Instruction
Retype the records below exactly as they appear, but leave out any pictures.

Data for the task
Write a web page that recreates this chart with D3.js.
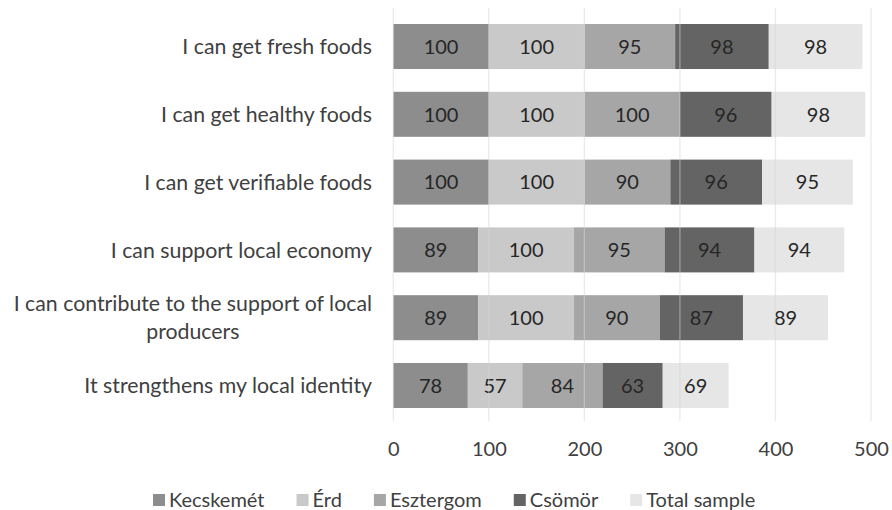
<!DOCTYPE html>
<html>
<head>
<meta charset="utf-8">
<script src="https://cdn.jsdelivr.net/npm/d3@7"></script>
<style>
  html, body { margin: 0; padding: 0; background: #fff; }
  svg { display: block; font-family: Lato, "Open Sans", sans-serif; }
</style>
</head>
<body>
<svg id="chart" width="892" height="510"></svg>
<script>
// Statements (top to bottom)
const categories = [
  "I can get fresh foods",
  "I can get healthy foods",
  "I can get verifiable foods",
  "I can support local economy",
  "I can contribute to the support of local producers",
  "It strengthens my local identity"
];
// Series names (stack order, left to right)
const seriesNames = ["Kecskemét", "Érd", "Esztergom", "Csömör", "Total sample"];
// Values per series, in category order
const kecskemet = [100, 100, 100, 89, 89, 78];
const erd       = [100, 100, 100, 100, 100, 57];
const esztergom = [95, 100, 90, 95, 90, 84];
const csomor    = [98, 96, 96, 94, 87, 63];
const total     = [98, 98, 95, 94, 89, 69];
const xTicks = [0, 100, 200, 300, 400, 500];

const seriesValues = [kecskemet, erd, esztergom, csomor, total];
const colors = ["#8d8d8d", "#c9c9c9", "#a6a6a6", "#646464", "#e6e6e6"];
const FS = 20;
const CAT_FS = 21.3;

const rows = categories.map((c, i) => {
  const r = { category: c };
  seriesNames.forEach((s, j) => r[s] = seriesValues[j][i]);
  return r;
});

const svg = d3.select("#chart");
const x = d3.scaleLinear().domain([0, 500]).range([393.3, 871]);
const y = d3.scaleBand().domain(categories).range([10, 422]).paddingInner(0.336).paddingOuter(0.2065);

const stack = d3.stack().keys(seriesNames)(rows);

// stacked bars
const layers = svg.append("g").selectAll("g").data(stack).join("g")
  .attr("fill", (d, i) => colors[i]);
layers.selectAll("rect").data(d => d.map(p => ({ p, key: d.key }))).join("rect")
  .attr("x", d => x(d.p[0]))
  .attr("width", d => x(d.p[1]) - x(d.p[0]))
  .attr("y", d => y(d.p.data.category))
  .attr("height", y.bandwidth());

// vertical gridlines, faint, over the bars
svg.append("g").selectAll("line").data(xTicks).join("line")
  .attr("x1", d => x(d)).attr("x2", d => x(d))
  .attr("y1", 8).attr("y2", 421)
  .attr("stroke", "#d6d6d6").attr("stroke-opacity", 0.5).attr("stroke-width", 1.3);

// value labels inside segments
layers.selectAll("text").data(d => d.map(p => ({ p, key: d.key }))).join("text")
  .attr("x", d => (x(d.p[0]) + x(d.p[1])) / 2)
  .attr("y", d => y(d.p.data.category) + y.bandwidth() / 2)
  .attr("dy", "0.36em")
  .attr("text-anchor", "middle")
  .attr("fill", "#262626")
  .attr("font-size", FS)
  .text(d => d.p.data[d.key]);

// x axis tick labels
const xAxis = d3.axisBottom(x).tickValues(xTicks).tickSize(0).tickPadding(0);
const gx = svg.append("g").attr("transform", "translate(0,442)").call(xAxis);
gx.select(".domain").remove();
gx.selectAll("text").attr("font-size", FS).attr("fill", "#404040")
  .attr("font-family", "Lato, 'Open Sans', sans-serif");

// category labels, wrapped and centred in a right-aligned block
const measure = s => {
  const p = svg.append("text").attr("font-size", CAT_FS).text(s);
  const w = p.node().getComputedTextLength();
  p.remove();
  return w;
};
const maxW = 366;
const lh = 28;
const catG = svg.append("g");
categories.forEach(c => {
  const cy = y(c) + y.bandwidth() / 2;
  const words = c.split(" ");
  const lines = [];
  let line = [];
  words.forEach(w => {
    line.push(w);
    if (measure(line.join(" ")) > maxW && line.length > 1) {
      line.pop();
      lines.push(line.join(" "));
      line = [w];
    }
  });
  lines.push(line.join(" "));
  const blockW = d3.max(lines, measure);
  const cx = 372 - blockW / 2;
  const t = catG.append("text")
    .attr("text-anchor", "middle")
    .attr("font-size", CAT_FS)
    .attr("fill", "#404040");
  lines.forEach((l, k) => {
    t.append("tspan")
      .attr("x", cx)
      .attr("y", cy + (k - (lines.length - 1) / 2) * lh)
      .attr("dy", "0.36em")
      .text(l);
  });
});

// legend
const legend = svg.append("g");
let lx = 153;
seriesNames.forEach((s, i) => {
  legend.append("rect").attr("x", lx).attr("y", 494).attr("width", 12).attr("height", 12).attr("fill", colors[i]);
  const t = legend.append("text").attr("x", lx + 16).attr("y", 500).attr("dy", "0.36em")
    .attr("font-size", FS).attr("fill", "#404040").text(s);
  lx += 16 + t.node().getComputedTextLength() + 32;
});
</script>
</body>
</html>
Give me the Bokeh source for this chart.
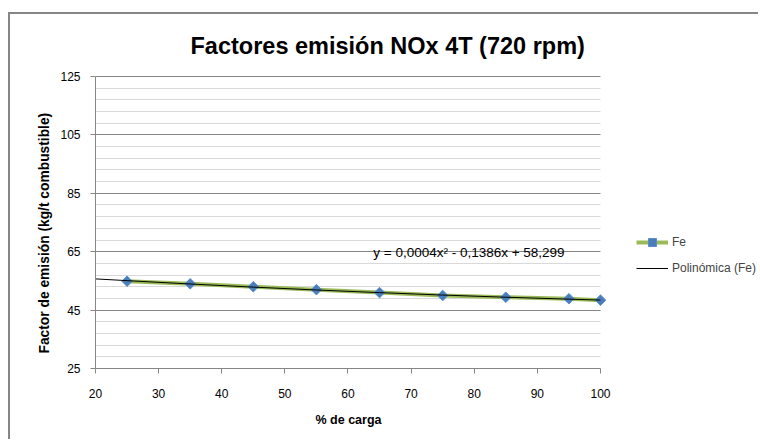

Solved problem
Write a web page that recreates this chart with D3.js.
<!DOCTYPE html>
<html>
<head>
<meta charset="utf-8">
<script src="https://cdn.jsdelivr.net/npm/d3@7"></script>
<style>
  html, body { margin: 0; padding: 0; background: #fff; }
  svg { display: block; font-family: Lato, "Open Sans", sans-serif; }
</style>
</head>
<body>
<svg id="chart" width="892" height="510"></svg>
<script>
// Statements (top to bottom)
const categories = [
  "I can get fresh foods",
  "I can get healthy foods",
  "I can get verifiable foods",
  "I can support local economy",
  "I can contribute to the support of local producers",
  "It strengthens my local identity"
];
// Series names (stack order, left to right)
const seriesNames = ["Kecskemét", "Érd", "Esztergom", "Csömör", "Total sample"];
// Values per series, in category order
const kecskemet = [100, 100, 100, 89, 89, 78];
const erd       = [100, 100, 100, 100, 100, 57];
const esztergom = [95, 100, 90, 95, 90, 84];
const csomor    = [98, 96, 96, 94, 87, 63];
const total     = [98, 98, 95, 94, 89, 69];
const xTicks = [0, 100, 200, 300, 400, 500];

const seriesValues = [kecskemet, erd, esztergom, csomor, total];
const colors = ["#8d8d8d", "#c9c9c9", "#a6a6a6", "#646464", "#e6e6e6"];
const FS = 20;
const CAT_FS = 21.3;

const rows = categories.map((c, i) => {
  const r = { category: c };
  seriesNames.forEach((s, j) => r[s] = seriesValues[j][i]);
  return r;
});

const svg = d3.select("#chart");
const x = d3.scaleLinear().domain([0, 500]).range([393.3, 871]);
const y = d3.scaleBand().domain(categories).range([10, 422]).paddingInner(0.336).paddingOuter(0.2065);

const stack = d3.stack().keys(seriesNames)(rows);

// stacked bars
const layers = svg.append("g").selectAll("g").data(stack).join("g")
  .attr("fill", (d, i) => colors[i]);
layers.selectAll("rect").data(d => d.map(p => ({ p, key: d.key }))).join("rect")
  .attr("x", d => x(d.p[0]))
  .attr("width", d => x(d.p[1]) - x(d.p[0]))
  .attr("y", d => y(d.p.data.category))
  .attr("height", y.bandwidth());

// vertical gridlines, faint, over the bars
svg.append("g").selectAll("line").data(xTicks).join("line")
  .attr("x1", d => x(d)).attr("x2", d => x(d))
  .attr("y1", 8).attr("y2", 421)
  .attr("stroke", "#d6d6d6").attr("stroke-opacity", 0.5).attr("stroke-width", 1.3);

// value labels inside segments
layers.selectAll("text").data(d => d.map(p => ({ p, key: d.key }))).join("text")
  .attr("x", d => (x(d.p[0]) + x(d.p[1])) / 2)
  .attr("y", d => y(d.p.data.category) + y.bandwidth() / 2)
  .attr("dy", "0.36em")
  .attr("text-anchor", "middle")
  .attr("fill", "#262626")
  .attr("font-size", FS)
  .text(d => d.p.data[d.key]);

// x axis tick labels
const xAxis = d3.axisBottom(x).tickValues(xTicks).tickSize(0).tickPadding(0);
const gx = svg.append("g").attr("transform", "translate(0,442)").call(xAxis);
gx.select(".domain").remove();
gx.selectAll("text").attr("font-size", FS).attr("fill", "#404040")
  .attr("font-family", "Lato, 'Open Sans', sans-serif");

// category labels, wrapped and centred in a right-aligned block
const measure = s => {
  const p = svg.append("text").attr("font-size", CAT_FS).text(s);
  const w = p.node().getComputedTextLength();
  p.remove();
  return w;
};
const maxW = 366;
const lh = 28;
const catG = svg.append("g");
categories.forEach(c => {
  const cy = y(c) + y.bandwidth() / 2;
  const words = c.split(" ");
  const lines = [];
  let line = [];
  words.forEach(w => {
    line.push(w);
    if (measure(line.join(" ")) > maxW && line.length > 1) {
      line.pop();
      lines.push(line.join(" "));
      line = [w];
    }
  });
  lines.push(line.join(" "));
  const blockW = d3.max(lines, measure);
  const cx = 372 - blockW / 2;
  const t = catG.append("text")
    .attr("text-anchor", "middle")
    .attr("font-size", CAT_FS)
    .attr("fill", "#404040");
  lines.forEach((l, k) => {
    t.append("tspan")
      .attr("x", cx)
      .attr("y", cy + (k - (lines.length - 1) / 2) * lh)
      .attr("dy", "0.36em")
      .text(l);
  });
});

// legend
const legend = svg.append("g");
let lx = 153;
seriesNames.forEach((s, i) => {
  legend.append("rect").attr("x", lx).attr("y", 494).attr("width", 12).attr("height", 12).attr("fill", colors[i]);
  const t = legend.append("text").attr("x", lx + 16).attr("y", 500).attr("dy", "0.36em")
    .attr("font-size", FS).attr("fill", "#404040").text(s);
  lx += 16 + t.node().getComputedTextLength() + 32;
});
</script>
</body>
</html>
Give me the Bokeh source for this chart.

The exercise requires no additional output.